Nord-Kivu : les enseignants conditionnent la rentrée scolaire 2025-2026 au paiement de six mois d’arriérés

À quelques jours de la rentrée scolaire prévue le 1er septembre, les enseignants de Masisi et Rutshuru refusent de reprendre le chemin des classes sans règlement de leurs arriérés de salaire et primes en souffrance depuis plusieurs mois.
La rentrée scolaire 2025-2026 s’annonce compromise dans plusieurs territoires du Nord-Kivu. Les enseignants de Masisi et Rutshuru, deux zones particulièrement touchées par les conflits armés, ont décidé de hausser le ton. Leur message au gouvernement congolais est clair : pas de salaire, pas de rentrée.Selon les syndicats locaux, la majorité des enseignants n’ont pas touché de rémunération depuis plus de six mois. Seuls quelques agents de Masisi auraient perçu sporadiquement leurs salaires des mois de mars et mai, laissant la grande majorité sans ressources.
Au-delà des salaires, les primes dites de « gratuité » et les frais de fonctionnement connaissent également des irrégularités inquiétantes. Depuis le début de l’année, seule une prime a été payée, ce qui plonge davantage ces fonctionnaires dans la précarité.Bandu Bauma Exauce, représentant de la Force syndicale des enseignants du Congo (FOSYNAT) dans le territoire de Masisi, résume ce désarroi :
« Pendant que le 1er septembre approche, beaucoup de parents s’activent déjà pour acheter les fournitures de leurs enfants. Mais nous, enseignants, qui allons nous payer ces cahiers, ces stylos ou ces uniformes pour nos propres enfants ? Sommes-nous des parents de seconde zone ? »
Et d’ajouter, avec un ton d’indignation :
« Nous demandons au gouvernement de s’impliquer sérieusement et que la Caritas puisse payer les enseignants. Comment préparer la rentrée de nos enfants quand nous-mêmes, fonctionnaires de l’État, sommes totalement abandonnés ? »
Les inspecteurs rejoignent la contestationLa colère ne s’arrête pas au corps enseignant. Les inspecteurs d’enseignement du Nord-Kivu II, réunis en assemblée générale extraordinaire le 20 août, ont également dénoncé le non-paiement de leurs primes liées à la surveillance des examens nationaux.
Ils réclament le versement du solde des primes de prestation, ainsi que celles de « fonction spéciale » et d’itinérance, indispensables pour exercer leur mission dans des zones parfois reculées et sous menace permanente des groupes armés.
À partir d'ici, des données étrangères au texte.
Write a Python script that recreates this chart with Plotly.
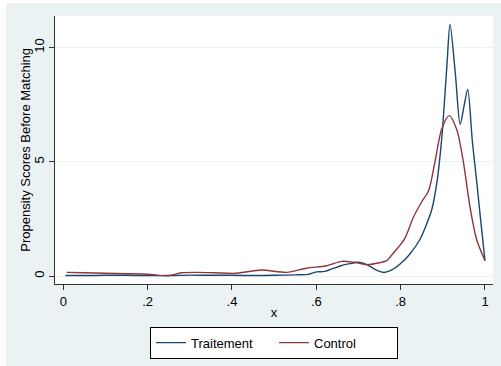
import plotly.graph_objects as go

# Kernel density estimates of the propensity score, before matching
x_treat = [0.005, 0.05, 0.10, 0.15, 0.20, 0.25, 0.30, 0.35, 0.40, 0.45, 0.50, 0.55,
           0.58, 0.60, 0.62, 0.64, 0.66, 0.68, 0.70, 0.72, 0.74, 0.76, 0.78, 0.80,
           0.82, 0.846, 0.86, 0.874, 0.887, 0.895, 0.90, 0.91, 0.917, 0.93, 0.941,
           0.95, 0.959, 0.97, 0.98, 0.99, 1.0]
y_treat = [0.02, 0.02, 0.03, 0.03, 0.02, 0.02, 0.04, 0.03, 0.03, 0.02, 0.03, 0.05,
           0.07, 0.18, 0.20, 0.33, 0.46, 0.54, 0.60, 0.50, 0.28, 0.16, 0.28, 0.55,
           0.92, 1.61, 2.20, 2.92, 4.23, 5.54, 6.60, 9.30, 11.02, 8.80, 6.63,
           7.40, 8.16, 5.90, 4.20, 2.40, 0.67]

x_ctrl = [0.008, 0.05, 0.10, 0.15, 0.20, 0.25, 0.28, 0.32, 0.36, 0.41, 0.47, 0.53,
          0.577, 0.625, 0.66, 0.69, 0.72, 0.75, 0.767, 0.775, 0.791, 0.81, 0.83,
          0.85, 0.866, 0.881, 0.897, 0.915, 0.933, 0.949, 0.964, 0.98, 1.0]
y_ctrl = [0.16, 0.14, 0.12, 0.10, 0.08, 0.01, 0.14, 0.16, 0.14, 0.12, 0.26, 0.16,
          0.34, 0.45, 0.64, 0.60, 0.50, 0.58, 0.67, 0.83, 1.18, 1.65, 2.56,
          3.25, 3.72, 4.96, 6.41, 7.02, 6.41, 4.96, 3.07, 1.61, 0.67]

x_ticks = [0, 0.2, 0.4, 0.6, 0.8, 1.0]
x_ticklabels = ["0", ".2", ".4", ".6", ".8", "1"]
y_ticks = [0, 5, 10]
y_ticklabels = ["0", "5", "10"]

NAVY = "#1a476f"
MAROON = "#90353b"
BG = "#eaf2f3"
AXIS = "#333333"
FONT = "Liberation Sans, Arial, sans-serif"

fig = go.Figure()
fig.add_trace(go.Scatter(x=x_treat, y=y_treat, mode="lines", name="Traitement",
                         line=dict(color=NAVY, width=1.4, shape="spline", smoothing=0.8)))
fig.add_trace(go.Scatter(x=x_ctrl, y=y_ctrl, mode="lines", name="Control",
                         line=dict(color=MAROON, width=1.4, shape="spline", smoothing=0.8)))

# graph region (light tint) and the white plot region on top of it
fig.add_shape(type="rect", xref="paper", yref="paper", layer="below",
              x0=-0.112, x1=1.02, y0=-0.31, y1=1.048,
              fillcolor=BG, line=dict(width=0))
fig.add_shape(type="rect", xref="paper", yref="paper", layer="below",
              x0=0, x1=1, y0=0, y1=1,
              fillcolor="white", line=dict(width=0))

# y-axis title, set a little closer to the tick labels
fig.add_annotation(text="Propensity Scores Before Matching", xref="paper", yref="paper",
                   x=-0.069, y=0.5, xanchor="center", yanchor="middle",
                   textangle=-90, showarrow=False, font=dict(size=13))

fig.update_layout(
    width=501, height=366,
    margin=dict(l=55, r=8, t=16, b=81),
    paper_bgcolor="white", plot_bgcolor="white",
    font=dict(family=FONT, size=13, color="#000000"),
    showlegend=True,
    legend=dict(orientation="h", x=0.5, xanchor="center", y=-0.155, yanchor="top",
                bgcolor="white", bordercolor="#000000", borderwidth=1,
                font=dict(size=13), entrywidth=78, entrywidthmode="pixels",
                traceorder="normal"),
    xaxis=dict(range=[-0.0197, 1.019], tickvals=x_ticks, ticktext=x_ticklabels,
               showgrid=False, zeroline=False, showline=True, linecolor=AXIS,
               linewidth=1, ticks="outside", ticklen=5, tickcolor=AXIS,
               title=dict(text="x", standoff=0, font=dict(size=13))),
    yaxis=dict(range=[-0.35, 11.38], tickvals=y_ticks, ticktext=y_ticklabels,
               showgrid=True, gridcolor=BG, gridwidth=1, zeroline=False,
               showline=True, linecolor=AXIS, linewidth=1, ticks="outside",
               ticklen=5, tickcolor=AXIS, tickangle=-90),
)

fig.write_html("out.html")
« Lorsque nous devons nous rendre à Kamango ou à Kirumba, nous nous exposons à la mort. Mais avec quels moyens allons-nous assumer ces déplacements ? », interroge un membre du Syndicat national des inspecteurs d’enseignement au Congo (SYNIECO), rappelant qu’« organiser des examens sans budget, c’est exposer la qualité même du système éducatif ».
Des promesses encore sans suite
Face à la pression, la ministre d’État à l’Éducation nationale, Raïssa Malu Dinanga, a rencontré les leaders syndicaux à Kinshasa le 21 août, dans le cadre de la préparation de la rentrée scolaire. Officiellement, il s’agissait de faire le point sur les engagements pris lors des assises de Bibwa en 2024. Mais sur le terrain, les syndicats restent sceptiques.
Le président de l’intersyndical, Godefroid Matondo, a salué « la volonté de dialogue » de la ministre, tout en martelant que « les attentes des enseignants et inspecteurs sont urgentes et concrètes ».
Dans le Nord-Kivu, la persistance de l’insécurité et l’arrêt de nombreuses activités bancaires compliquent encore plus le paiement des salaires. En mars dernier, Kinshasa avait promis de prendre en charge les enseignants non rémunérés. Six mois plus tard, cette promesse reste lettre morte.
À moins d’une semaine de la rentrée, l’impasse entre enseignants, inspecteurs et gouvernement reste entière. Si aucune solution n’est trouvée rapidement, des milliers d’élèves risquent de voir leurs écoles fermées dès le premier jour de classe.